I think I have a good handle on the pulse of pseudo-intellectual culture.
Besides, you and J can get together and mock my deep study of Dylan, as J's opinion seems all too similar to yours. :-P
Meanwhile, M2 and I will head off into the sunset...
(And my self-flagellation's always been purely metaphorical. Kind of like self-abuse... ;-) )
Just cause I can't leave my movie geekery alone...
For some period of time the only major ancillary income for most films outside of theatrical release was broadcast television, so it was not uncommon for films to shoot alternate cleaned-up scenes for use in the TV (and airline) versions.
Fast Times at Ridgemont High had, I believe, three separate versions: the US theatrical release, a (dirtier) International theatrical release, and a US cable version... and I believe each of those versions has whole scenes, not just shots, that aren't in the other versions (making a definitive version of the film, edited for MPAA theatrical rating approval, more than a little undeterminable).

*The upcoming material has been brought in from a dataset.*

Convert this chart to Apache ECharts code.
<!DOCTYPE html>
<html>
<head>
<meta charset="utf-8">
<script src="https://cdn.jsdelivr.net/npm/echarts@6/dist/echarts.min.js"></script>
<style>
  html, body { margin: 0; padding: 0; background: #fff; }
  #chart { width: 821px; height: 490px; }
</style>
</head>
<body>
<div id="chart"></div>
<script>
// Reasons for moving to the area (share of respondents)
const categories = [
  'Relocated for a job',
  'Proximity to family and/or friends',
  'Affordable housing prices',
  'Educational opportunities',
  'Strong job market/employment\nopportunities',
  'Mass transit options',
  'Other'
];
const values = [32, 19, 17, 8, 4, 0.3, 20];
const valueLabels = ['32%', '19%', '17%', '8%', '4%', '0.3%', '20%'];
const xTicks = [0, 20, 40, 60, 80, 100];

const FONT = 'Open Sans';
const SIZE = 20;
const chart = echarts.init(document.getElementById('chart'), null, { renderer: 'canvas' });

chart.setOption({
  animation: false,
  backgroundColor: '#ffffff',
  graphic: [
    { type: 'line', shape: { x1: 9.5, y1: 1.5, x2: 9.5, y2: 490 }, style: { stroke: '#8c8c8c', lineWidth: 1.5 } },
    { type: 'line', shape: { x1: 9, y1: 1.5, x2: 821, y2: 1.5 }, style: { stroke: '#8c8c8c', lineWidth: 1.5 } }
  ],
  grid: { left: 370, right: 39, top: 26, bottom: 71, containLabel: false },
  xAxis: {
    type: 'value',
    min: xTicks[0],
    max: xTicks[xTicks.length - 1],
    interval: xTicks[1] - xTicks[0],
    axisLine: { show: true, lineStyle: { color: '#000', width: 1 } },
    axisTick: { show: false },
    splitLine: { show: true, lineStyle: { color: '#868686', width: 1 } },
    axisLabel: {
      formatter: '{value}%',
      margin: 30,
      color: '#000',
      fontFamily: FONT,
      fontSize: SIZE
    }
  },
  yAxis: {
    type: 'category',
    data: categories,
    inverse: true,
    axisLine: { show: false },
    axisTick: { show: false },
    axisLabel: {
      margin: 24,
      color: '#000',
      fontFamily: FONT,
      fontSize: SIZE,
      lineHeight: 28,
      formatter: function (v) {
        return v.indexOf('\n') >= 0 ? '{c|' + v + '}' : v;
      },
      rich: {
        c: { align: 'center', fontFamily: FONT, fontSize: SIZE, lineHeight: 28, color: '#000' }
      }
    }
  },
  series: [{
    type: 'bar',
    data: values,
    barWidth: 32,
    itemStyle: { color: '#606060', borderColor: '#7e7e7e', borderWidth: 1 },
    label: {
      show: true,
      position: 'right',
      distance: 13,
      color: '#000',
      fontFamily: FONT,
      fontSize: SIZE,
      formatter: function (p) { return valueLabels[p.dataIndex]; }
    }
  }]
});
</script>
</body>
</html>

That's still done today in some cases: both The Sopranos and Sex and the City had alternate scenes shot (for language, violence, and nudity) for both foreign markets and US basic cable syndication.
So it's possible that the same was done with Soylent Green, shooting an alternate of the "interrogation" scene for broadcast TV, which your hormone flooded teenage mind saw and just filled in the subconscious sexual blanks... perhaps making it even more effective as a result.